From Microfilm To Digital: Apollo's Lunar Dust Data Gets Restored

40 years after the last Apollo spacecraft launched, readings from the Apollo 14 and 15 dust detectors have been restored by scientists with the National Space Science Data Center (NSSDC) at NASA's Goddard Space Flight Center.  The newly available data will make long-term analysis of the Apollo dust readings possible. Digital data from these two experiments had not been archived before, and it's believed that roughly the last year-and-a-half of the data have never been studied. The recovery of these data sets is part of the Lunar Data Project, an ongoing NSSDC effort, drawing on researchers at multiple institutions, to make the scientific data from Apollo available in modern formats.

40 years after the last Apollo spacecraft launched, readings from the Apollo 14 and 15 dust detectors have been restored by scientists with the National Space Science Data Center (NSSDC) at NASA's Goddard Space Flight Center. 

The newly available data will make long-term analysis of the Apollo dust readings possible. Digital data from these two experiments had not been archived before, and it's believed that roughly the last year-and-a-half of the data have never been studied. The recovery of these data sets is part of the Lunar Data Project, an ongoing NSSDC effort, drawing on researchers at multiple institutions, to make the scientific data from Apollo available in modern formats.

 The Lunar Dust Detectors that were placed on the lunar surface during Apollo 14 and 15 measured dust accumulation, temperature and damage caused by high-energy cosmic particles and the sun's ultraviolet radiation.
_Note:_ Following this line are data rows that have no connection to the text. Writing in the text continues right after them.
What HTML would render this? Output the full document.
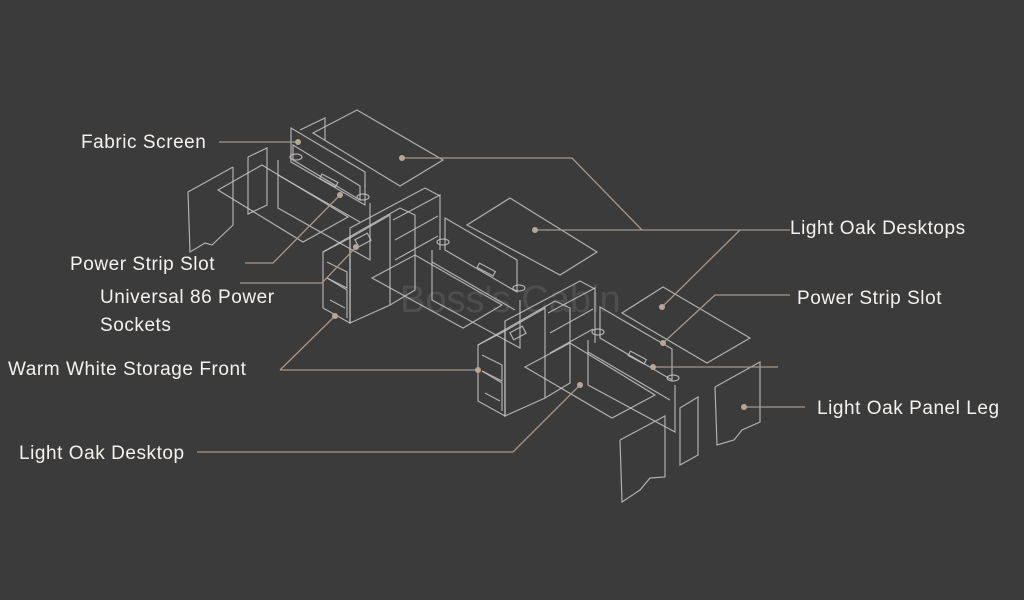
<!DOCTYPE html>
<html><head><meta charset="utf-8"><style>
html,body{margin:0;padding:0;background:#3c3b3b;}
svg{display:block}
text{font-family:"Liberation Sans",sans-serif;font-size:19px;letter-spacing:0.55px;fill:#f4f2ef;}
</style></head><body>
<svg width="1024" height="600" viewBox="0 0 1024 600">
<rect width="1024" height="600" fill="#3c3b3b"/>
<text x="400" y="312" style="font-size:38px;fill:#4f4e4e;letter-spacing:0">Boss's Cabin</text>
<g fill="none" stroke="#c4c4c4" stroke-width="1.2" stroke-opacity="0.85">
<polygon points="357,110 443,160 400,186 313,133"/>
<polygon points="510,198 597,252 560,275 467,225"/>
<polygon points="262,165 348,217 303,242 218,190"/>
<polygon points="663,287 750,338 707,363 622,313"/>
<polygon points="570,343 655,395 612,418 525,367"/>
<polygon points="415,255 502,305 463,328 372,278"/>
<polyline points="233,167 188,192 190,252 205,243 212,245 233,225 233,167"/>
<polyline points="248,157 267,148 267,205 248,214 248,157"/>
<polyline points="715,387 760,362 760,422 742,430 734,440 717,445 715,387"/>
<polygon points="680,408 698,397 698,455 680,465"/>
<polyline points="620,440 665,416 665,477 650,478 640,490 622,502 620,440"/>
<polygon points="291,128 365,172 365,205 291,162"/>
<polygon points="293,145 360,186 360,200 293,160"/>
<polyline points="278,160 278,208 370,260 370,203"/>
<polyline points="278,175 360,222"/>
<polyline points="300,130 325,118 325,140"/>
<ellipse cx="296" cy="157" rx="6" ry="3"/>
<ellipse cx="363" cy="197" rx="6" ry="3"/>
<rect x="320" y="178" width="18" height="5" transform="rotate(28 329 180)"/>
<polygon points="445,218 517,260 517,292 445,250"/>
<polyline points="432,250 432,300 520,348 520,300"/>
<polyline points="432,262 515,310"/>
<ellipse cx="443" cy="242" rx="6" ry="3"/>
<ellipse cx="519" cy="288" rx="6" ry="3"/>
<rect x="477" y="267" width="18" height="5" transform="rotate(28 486 270)"/>
<polygon points="600,307 672,349 672,380 600,338"/>
<polyline points="588,340 588,385 675,432 675,385"/>
<polyline points="588,352 670,400"/>
<ellipse cx="598" cy="332" rx="6" ry="3"/>
<ellipse cx="673" cy="378" rx="6" ry="3"/>
<rect x="628" y="355" width="18" height="5" transform="rotate(28 637 358)"/>
<g id="st">
<polygon points="323,252 350,238 350,323 323,308"/>
<polygon points="350,238 390,215 390,305 350,323"/>
<polyline points="323,252 400,208 415,215 415,290 390,305"/>
<polyline points="350,238 350,228 425,188 440,196"/>
<polyline points="327,262 347,272 347,288 327,278"/>
<polyline points="327,278 347,290 347,318"/>
<polyline points="393,220 440,195 440,250"/>
<polyline points="395,240 438,216"/>
<polyline points="395,260 438,236"/>
<rect x="356" y="236" width="14" height="8" transform="rotate(-28 363 240)"/>
<line x1="330" y1="300" x2="345" y2="308"/>
</g>
<use href="#st" transform="translate(155,93)"/>
</g>
<g fill="none" stroke="#a4968a" stroke-width="1.3">
<polyline points="219,142 298,142"/>
<polyline points="402,158 572,158 642,230"/>
<polyline points="535,230 790,230"/>
<polyline points="740,230 662,307"/>
<polyline points="245,263 273,263 340,195"/>
<polyline points="240,283 322,283 356,247"/>
<polyline points="280,370 478,370"/>
<polyline points="280,370 335,316"/>
<polyline points="197,452 513,452 580,385"/>
<polyline points="790,295 715,295 663,343"/>
<polyline points="653,367 778,367"/>
<polyline points="744,407 805,407"/>
</g>
<g fill="#b8a694">
<circle cx="298" cy="142" r="3"/><circle cx="402" cy="158" r="3"/><circle cx="535" cy="230" r="3"/>
<circle cx="662" cy="307" r="3"/><circle cx="340" cy="195" r="3"/><circle cx="356" cy="247" r="3"/>
<circle cx="478" cy="370" r="3"/><circle cx="335" cy="316" r="3"/><circle cx="580" cy="385" r="3"/>
<circle cx="663" cy="343" r="3"/><circle cx="653" cy="367" r="3"/><circle cx="744" cy="407" r="3"/>
</g>
<text x="81" y="148">Fabric Screen</text>
<text x="70" y="270">Power Strip Slot</text>
<text x="100" y="303">Universal 86 Power</text>
<text x="100" y="331">Sockets</text>
<text x="8" y="375">Warm White Storage Front</text>
<text x="19" y="459">Light Oak Desktop</text>
<text x="790" y="234">Light Oak Desktops</text>
<text x="797" y="304">Power Strip Slot</text>
<text x="817" y="414">Light Oak Panel Leg</text>
</svg>
</body></html>
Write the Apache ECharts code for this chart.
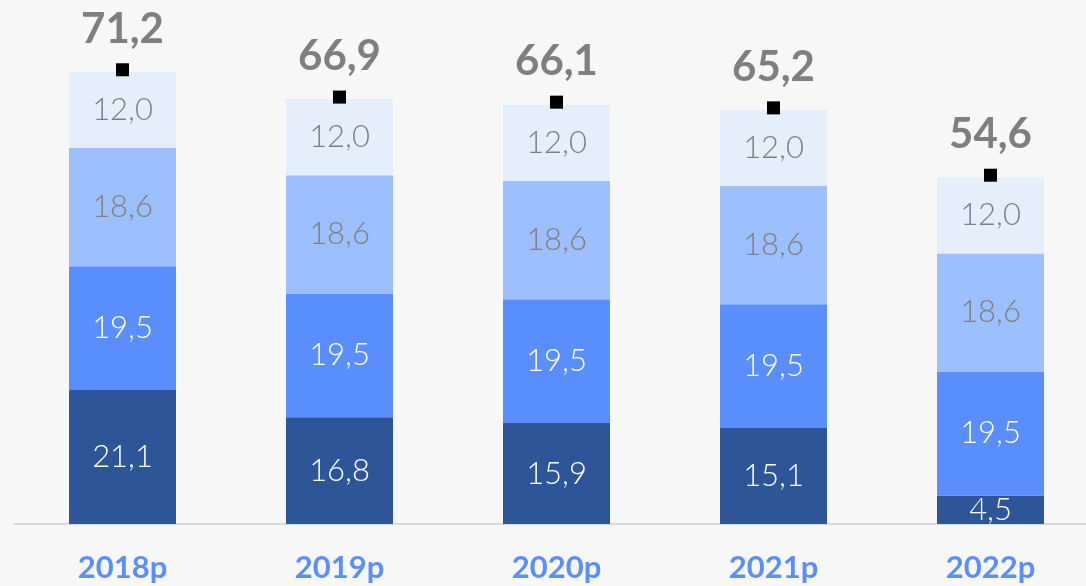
<!DOCTYPE html>
<html>
<head>
<meta charset="utf-8">
<script src="https://cdn.jsdelivr.net/npm/echarts@6/dist/echarts.min.js"></script>
<style>
  html, body { margin: 0; padding: 0; background: #f7f7f7; }
  #chart { width: 1086px; height: 586px; }
</style>
</head>
<body>
<div id="chart"></div>
<script>
var myChart = echarts.init(document.getElementById('chart'));

// 年份
var years = ['2018p', '2019p', '2020p', '2021p', '2022p'];
// 各层数值，从下往上
var layer1 = [21.1, 16.8, 15.9, 15.1, 4.5];
var layer2 = [19.5, 19.5, 19.5, 19.5, 19.5];
var layer3 = [18.6, 18.6, 18.6, 18.6, 18.6];
var layer4 = [12.0, 12.0, 12.0, 12.0, 12.0];
// 合计
var totals = [71.2, 66.9, 66.1, 65.2, 54.6];

var fontName = 'Lato';

function fmt(v) {
    return v.toFixed(1).replace('.', ',');
}

function layer(data, color, textColor) {
    return {
        type: 'bar',
        stack: 'total',
        data: data,
        barWidth: 107,
        itemStyle: { color: color },
        label: {
            show: true,
            position: 'inside',
            color: textColor,
            fontFamily: fontName,
            fontWeight: 300,
            fontSize: 31,
            formatter: function (p) { return fmt(p.value); }
        }
    };
}

option = {
    backgroundColor: '#f7f7f7',
    animation: false,
    grid: {
        left: 14,
        top: 0,
        bottom: 62,
        right: -13,
        outerBoundsMode: 'none'
    },
    xAxis: {
        type: 'category',
        data: years,
        axisTick: { show: false },
        axisLine: { lineStyle: { color: '#d9d9d9', width: 2 } },
        axisLabel: {
            color: '#5b8efd',
            fontFamily: fontName,
            fontWeight: 'bold',
            fontSize: 31,
            margin: 28
        }
    },
    yAxis: {
        type: 'value',
        show: false,
        min: 0,
        max: 82.5,
        splitLine: { show: false }
    },
    series: [
        layer(layer1, '#2e5597', '#ffffff'),
        layer(layer2, '#5b8efd', '#ffffff'),
        layer(layer3, '#9ebffd', '#7f7f7f'),
        layer(layer4, '#e5effc', '#7f7f7f'),
        {
            // 合计标记
            type: 'scatter',
            data: totals,
            symbol: 'rect',
            symbolSize: 13,
            symbolOffset: [0, -2],
            z: 10,
            itemStyle: { color: '#000000', opacity: 1 },
            label: {
                show: true,
                position: 'top',
                distance: 13,
                color: '#7f7f7f',
                fontFamily: fontName,
                fontWeight: 'bold',
                fontSize: 42,
                formatter: function (p) { return fmt(p.value); }
            }
        }
    ]
};
myChart.setOption(option);
</script>
</body>
</html>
The same kind of instrument had flown earlier on Apollo 11 and 12.  Apollo 17 carried a different type of dust detector.

An Apollo 14 astronaut deploys the Apollo Lunar Surface Experiments Package's power source (foreground) and "Central Station" (background), where the Lunar Dust Detector was mounted. Credit: NASA/JSC

Restoring the data was a painstaking job of going through one data set and separating the raw detector counts from temperatures and "housekeeping" information that was collected to keep an eye on how healthy the Apollo instruments were.

A second, less complete data set indicated how to convert the raw counts into usable measurements. But first, the second data set had to be converted from microfilm, which had been archived at NSSDC in the 1970s, and the two data sets had to reconciled because their time points didn't match up exactly.

Most of this meticulous work was carried out by Marie McBride, an undergraduate from the Florida Institute of Technology in Melbourne who was working with NSSDC data specialist David Williams through a NASA internship. Newer missions, such as NASA's Lunar Reconnaissance Orbiter (LRO), have continued to study lunar dust. "It's one of those questions that scientists keep coming back to," said McBride.  

 The Apollo Lunar Surface Experiments Package, the descent stage of the lunar module, and the paths left by astronauts Alan Shepard and Edgar Mitchell are visible in this image of the Apollo 14 site taken by NASA's Lunar Reconnaissance Orbiter. Credit: NASA/GSFC/ASU

The main objective of NASA's Lunar Atmosphere and Dust Environment Explorer (LADEE), scheduled to launch in 2013, is to characterize the moon's atmosphere and dust environment.

This offers another example of how profoundly influential the Apollo data continues to be, observed Noah Petro, a member of the LRO project science team at NASA Goddard. "A mission ends when it ends, but the science continues forever."

 Presented at the American Geophysical Union meeting in San Francisco.